### Required task
Under this line sits a listing. Repeat exactly and only its lines from the one holding "Write a LaTeX" through the one holding "(0,0) rectangle (912,597);"; skip pictures.

-- BEGIN --

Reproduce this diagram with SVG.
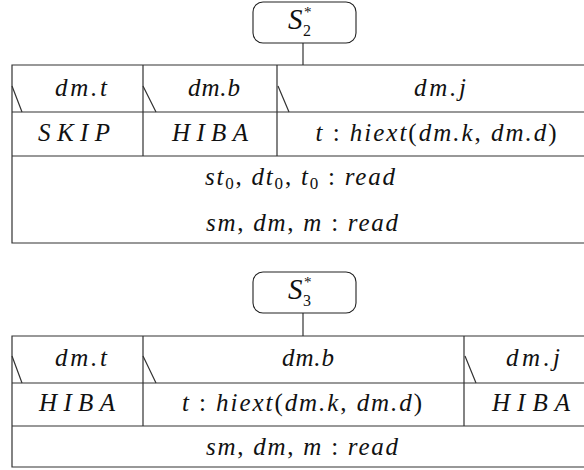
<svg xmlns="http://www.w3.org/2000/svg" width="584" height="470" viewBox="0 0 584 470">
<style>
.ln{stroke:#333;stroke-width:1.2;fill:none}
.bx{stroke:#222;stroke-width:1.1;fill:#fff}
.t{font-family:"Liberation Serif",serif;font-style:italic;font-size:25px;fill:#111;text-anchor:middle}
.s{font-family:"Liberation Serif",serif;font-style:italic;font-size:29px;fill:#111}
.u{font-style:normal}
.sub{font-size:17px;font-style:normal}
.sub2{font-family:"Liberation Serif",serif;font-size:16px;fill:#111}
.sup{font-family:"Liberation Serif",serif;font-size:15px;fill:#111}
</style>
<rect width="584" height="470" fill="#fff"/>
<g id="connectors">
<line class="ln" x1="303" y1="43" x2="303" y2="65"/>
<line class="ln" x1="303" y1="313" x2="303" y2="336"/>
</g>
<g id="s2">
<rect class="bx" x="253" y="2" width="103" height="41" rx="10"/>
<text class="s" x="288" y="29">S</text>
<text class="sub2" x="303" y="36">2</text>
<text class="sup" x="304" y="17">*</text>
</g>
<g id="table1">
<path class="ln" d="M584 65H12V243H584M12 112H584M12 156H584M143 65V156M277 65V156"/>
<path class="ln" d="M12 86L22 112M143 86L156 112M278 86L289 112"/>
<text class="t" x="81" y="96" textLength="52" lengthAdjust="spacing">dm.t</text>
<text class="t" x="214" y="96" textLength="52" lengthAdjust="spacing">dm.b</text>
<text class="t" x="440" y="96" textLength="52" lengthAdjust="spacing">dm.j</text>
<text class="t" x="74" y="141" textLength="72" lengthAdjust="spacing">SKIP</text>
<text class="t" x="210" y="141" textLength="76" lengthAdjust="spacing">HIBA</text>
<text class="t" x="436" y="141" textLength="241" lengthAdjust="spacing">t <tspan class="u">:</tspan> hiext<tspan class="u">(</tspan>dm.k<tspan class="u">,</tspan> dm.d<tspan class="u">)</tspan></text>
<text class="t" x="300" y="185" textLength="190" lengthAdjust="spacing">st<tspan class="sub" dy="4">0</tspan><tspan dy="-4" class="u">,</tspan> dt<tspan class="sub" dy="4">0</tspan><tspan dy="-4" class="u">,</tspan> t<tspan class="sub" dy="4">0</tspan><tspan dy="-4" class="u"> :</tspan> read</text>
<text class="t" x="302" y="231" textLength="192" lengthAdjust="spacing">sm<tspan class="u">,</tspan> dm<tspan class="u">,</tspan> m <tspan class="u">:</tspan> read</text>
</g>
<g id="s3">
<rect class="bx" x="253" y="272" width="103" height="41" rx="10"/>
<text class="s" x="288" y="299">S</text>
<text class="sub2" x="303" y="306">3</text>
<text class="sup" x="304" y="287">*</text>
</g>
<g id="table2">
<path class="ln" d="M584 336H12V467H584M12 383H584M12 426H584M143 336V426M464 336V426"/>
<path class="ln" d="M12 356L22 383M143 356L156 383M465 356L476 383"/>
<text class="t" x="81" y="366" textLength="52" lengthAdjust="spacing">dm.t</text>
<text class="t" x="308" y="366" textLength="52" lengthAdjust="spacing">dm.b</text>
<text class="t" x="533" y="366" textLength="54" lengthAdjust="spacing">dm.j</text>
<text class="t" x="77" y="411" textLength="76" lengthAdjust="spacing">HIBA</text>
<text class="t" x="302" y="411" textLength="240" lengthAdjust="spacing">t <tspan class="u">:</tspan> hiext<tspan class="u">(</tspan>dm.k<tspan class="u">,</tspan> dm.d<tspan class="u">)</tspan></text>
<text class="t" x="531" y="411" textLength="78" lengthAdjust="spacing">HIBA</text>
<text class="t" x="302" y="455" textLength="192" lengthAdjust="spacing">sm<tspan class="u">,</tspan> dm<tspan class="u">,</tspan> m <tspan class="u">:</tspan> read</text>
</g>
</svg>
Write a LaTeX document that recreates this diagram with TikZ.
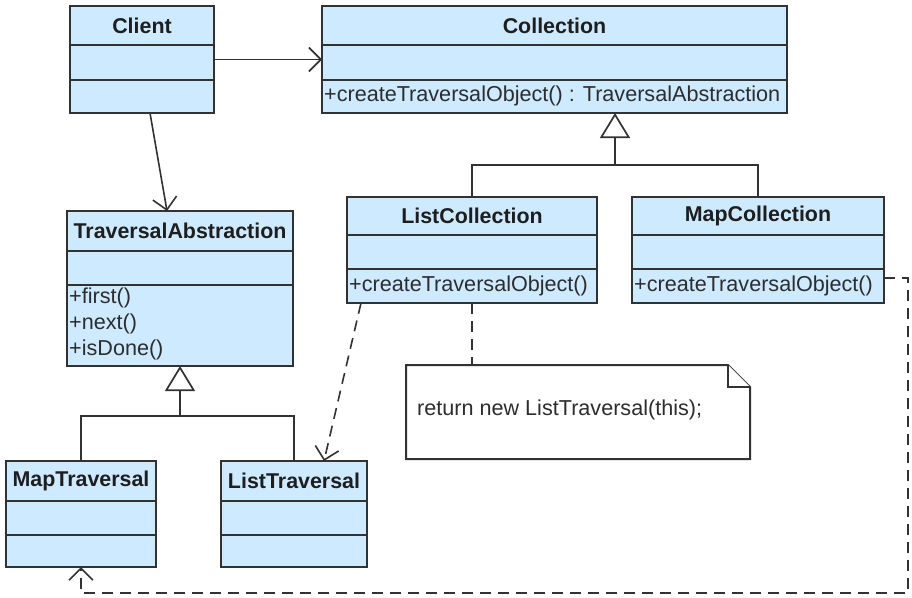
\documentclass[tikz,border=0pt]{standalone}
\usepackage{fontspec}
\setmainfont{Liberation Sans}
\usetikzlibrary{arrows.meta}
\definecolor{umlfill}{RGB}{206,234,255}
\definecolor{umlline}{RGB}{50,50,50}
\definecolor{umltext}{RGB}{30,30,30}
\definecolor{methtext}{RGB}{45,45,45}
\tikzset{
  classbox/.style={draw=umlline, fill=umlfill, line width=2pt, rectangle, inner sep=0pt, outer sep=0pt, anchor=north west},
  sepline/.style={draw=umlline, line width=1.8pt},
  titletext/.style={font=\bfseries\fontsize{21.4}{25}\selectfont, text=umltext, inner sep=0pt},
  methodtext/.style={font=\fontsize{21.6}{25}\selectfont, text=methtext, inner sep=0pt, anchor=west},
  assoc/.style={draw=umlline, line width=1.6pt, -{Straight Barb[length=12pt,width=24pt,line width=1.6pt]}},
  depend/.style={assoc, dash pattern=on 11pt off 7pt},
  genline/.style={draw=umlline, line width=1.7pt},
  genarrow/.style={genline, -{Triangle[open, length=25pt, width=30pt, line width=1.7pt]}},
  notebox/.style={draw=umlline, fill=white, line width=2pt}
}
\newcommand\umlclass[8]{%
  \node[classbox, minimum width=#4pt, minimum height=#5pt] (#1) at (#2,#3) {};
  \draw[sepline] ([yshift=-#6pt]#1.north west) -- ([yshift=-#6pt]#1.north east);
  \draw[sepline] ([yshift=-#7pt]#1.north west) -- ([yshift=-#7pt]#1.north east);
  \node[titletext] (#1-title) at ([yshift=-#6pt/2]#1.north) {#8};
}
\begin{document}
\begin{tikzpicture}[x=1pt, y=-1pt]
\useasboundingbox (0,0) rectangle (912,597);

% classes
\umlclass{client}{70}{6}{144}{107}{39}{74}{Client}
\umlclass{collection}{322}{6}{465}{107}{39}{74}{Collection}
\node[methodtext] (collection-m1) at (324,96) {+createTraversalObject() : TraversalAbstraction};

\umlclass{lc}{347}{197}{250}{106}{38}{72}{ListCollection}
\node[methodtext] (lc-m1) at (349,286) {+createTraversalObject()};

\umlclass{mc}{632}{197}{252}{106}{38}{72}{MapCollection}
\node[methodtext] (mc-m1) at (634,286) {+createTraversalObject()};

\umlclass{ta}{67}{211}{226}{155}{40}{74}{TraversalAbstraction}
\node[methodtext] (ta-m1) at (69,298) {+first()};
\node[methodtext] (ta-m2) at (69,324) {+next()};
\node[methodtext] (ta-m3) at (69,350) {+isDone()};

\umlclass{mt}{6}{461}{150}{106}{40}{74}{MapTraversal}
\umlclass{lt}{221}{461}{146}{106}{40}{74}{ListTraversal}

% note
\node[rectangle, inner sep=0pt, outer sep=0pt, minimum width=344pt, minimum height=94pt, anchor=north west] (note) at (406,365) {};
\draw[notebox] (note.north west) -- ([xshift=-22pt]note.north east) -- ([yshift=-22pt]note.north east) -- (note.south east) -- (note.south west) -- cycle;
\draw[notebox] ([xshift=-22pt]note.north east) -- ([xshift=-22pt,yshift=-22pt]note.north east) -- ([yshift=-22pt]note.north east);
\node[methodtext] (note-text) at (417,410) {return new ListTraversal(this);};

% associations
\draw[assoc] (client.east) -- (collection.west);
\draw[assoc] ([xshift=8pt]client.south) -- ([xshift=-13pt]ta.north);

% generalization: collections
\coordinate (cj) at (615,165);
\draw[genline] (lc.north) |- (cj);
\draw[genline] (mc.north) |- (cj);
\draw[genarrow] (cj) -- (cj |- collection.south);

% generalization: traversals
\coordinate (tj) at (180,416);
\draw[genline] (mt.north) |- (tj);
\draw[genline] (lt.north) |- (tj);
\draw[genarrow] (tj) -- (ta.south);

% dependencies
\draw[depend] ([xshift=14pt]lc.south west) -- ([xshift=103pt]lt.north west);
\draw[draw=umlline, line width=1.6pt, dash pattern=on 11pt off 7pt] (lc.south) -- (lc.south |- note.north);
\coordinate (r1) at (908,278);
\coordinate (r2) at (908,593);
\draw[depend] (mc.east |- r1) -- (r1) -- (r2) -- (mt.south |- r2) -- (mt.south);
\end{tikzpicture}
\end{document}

-- END --

### Task response
Write a LaTeX document that recreates this diagram with TikZ.
\documentclass[tikz,border=0pt]{standalone}
\usepackage{fontspec}
\setmainfont{Liberation Sans}
\usetikzlibrary{arrows.meta}
\definecolor{umlfill}{RGB}{206,234,255}
\definecolor{umlline}{RGB}{50,50,50}
\definecolor{umltext}{RGB}{30,30,30}
\definecolor{methtext}{RGB}{45,45,45}
\tikzset{
  classbox/.style={draw=umlline, fill=umlfill, line width=2pt, rectangle, inner sep=0pt, outer sep=0pt, anchor=north west},
  sepline/.style={draw=umlline, line width=1.8pt},
  titletext/.style={font=\bfseries\fontsize{21.4}{25}\selectfont, text=umltext, inner sep=0pt},
  methodtext/.style={font=\fontsize{21.6}{25}\selectfont, text=methtext, inner sep=0pt, anchor=west},
  assoc/.style={draw=umlline, line width=1.6pt, -{Straight Barb[length=12pt,width=24pt,line width=1.6pt]}},
  depend/.style={assoc, dash pattern=on 11pt off 7pt},
  genline/.style={draw=umlline, line width=1.7pt},
  genarrow/.style={genline, -{Triangle[open, length=25pt, width=30pt, line width=1.7pt]}},
  notebox/.style={draw=umlline, fill=white, line width=2pt}
}
\newcommand\umlclass[8]{%
  \node[classbox, minimum width=#4pt, minimum height=#5pt] (#1) at (#2,#3) {};
  \draw[sepline] ([yshift=-#6pt]#1.north west) -- ([yshift=-#6pt]#1.north east);
  \draw[sepline] ([yshift=-#7pt]#1.north west) -- ([yshift=-#7pt]#1.north east);
  \node[titletext] (#1-title) at ([yshift=-#6pt/2]#1.north) {#8};
}
\begin{document}
\begin{tikzpicture}[x=1pt, y=-1pt]
\useasboundingbox (0,0) rectangle (912,597);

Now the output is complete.